Understanding the Text, and Context

To comprehend a story, it is essential to understand both the text and the context. By doing so, you build a chain of reasoning for why events happen in a story. This reasoning is built on the knowledge of events, characters and even objects. You also need to know how the world works, even in a fictional universe, which has its own set of rules. This diverse knowledge set is more general, it doesn’t take one specific skill set, but rather several.

In the Harry Potter example, you need to know who Voldemort is, what his goal was, and why his death is important. You also need to know the Battle of Hogwarts took place, and that he was killed by Harry. To understand how he died, you need knowledge of the Harry Potter world — spells, wands etc.

Currently, AI development does not enable such learning. Instead of representing knowledge, it just represents probabilities, mainly of how often words tend to co-occur in different contexts. This means you can generate strings of words that sound humanlike, but there’s no real coherence there. You can see for yourself. Simply head to Talk to Transformer, a state-of-the-art AI text generation system that can guess what comes next.

No matter what you enter, you will realise that while the words are fluent, the ideas are incoherent. The output text does not make sense in the larger scheme of things, as the AI has no context for the text. There are two reasons for this mess — the first is that we have been developing specific AI, i.e. systems that can handle a single task like driving a car, or playing chess, but not diverse skill sets. The second is due to the system we use to train AI models — deep learning.

Deep Learning Doesn’t Go Wide Enough

Current AI systems are trained using a statistical technique called deep learning. This is a great way to learn correlations, as it allows the system to learn based on comparisons. However, that also means the AI is very task-focussed, it does not learn about the relationships of different parts. In this case, the context of the story.

This is because of what linguists call compositionality. It is the way we construct the meaning of sentences based on the meaning of individual parts. For example, in the sentence “The moon is 240,000 miles from the Earth,” the word moon means one specific astronomical object, Earth means another, mile means a unit of distance, 240,000 means a number, and then, by virtue of the way that phrases and sentences work compositionally in English, 240,000 miles means a particular length, and the sentence “The moon is 240,000 miles from the Earth” asserts that the distance between the two heavenly bodies is that particular length.

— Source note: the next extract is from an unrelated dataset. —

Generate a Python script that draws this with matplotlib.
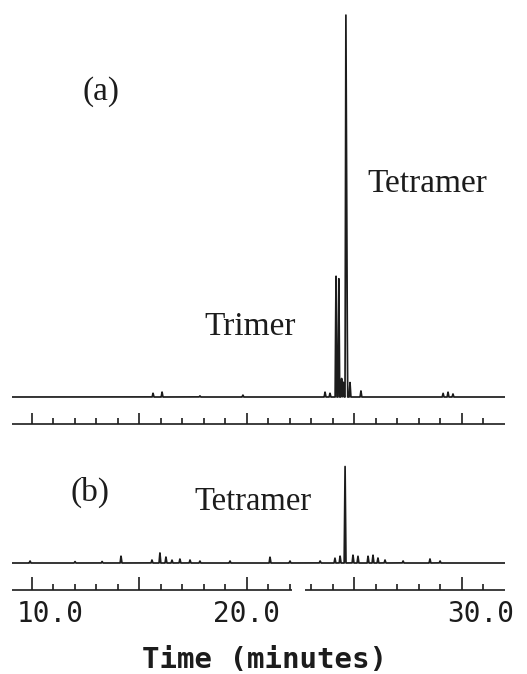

Compositionality and context are not part of standard AI training models. So there’s no way to incorporate background knowledge. So while GTB may have realised Voldemort died, it has no way of understanding that he is a villain, and in literature, it is common for villains to die. Whereas when we read, we build a cognitive model of the text based on not just the text, but the larger context. We are then able to recall these ideas whenever we need to.

In the end, statistical analysis and deep learning is a far cry from the real-world understanding we have built over centuries. Instead, there is a fundamental mismatch between the kind of statistical computation that powers current AI programs and the cognitive-model construction that would be required for systems to actually comprehend what they are trying to read.

If we want to build computers that can genuinely understand and read, adding more computing power isn’t going to cut it. Rather, we need a new approach, one which is centred around reasoning and cognitive psychology. Basically, we need to create a machine version of common sense. Reading isn’t just about statistics, it’s about synthesizing knowledge: combining what you already know with what the author is trying to tell you. Kids manage that routinely; machines still haven’t.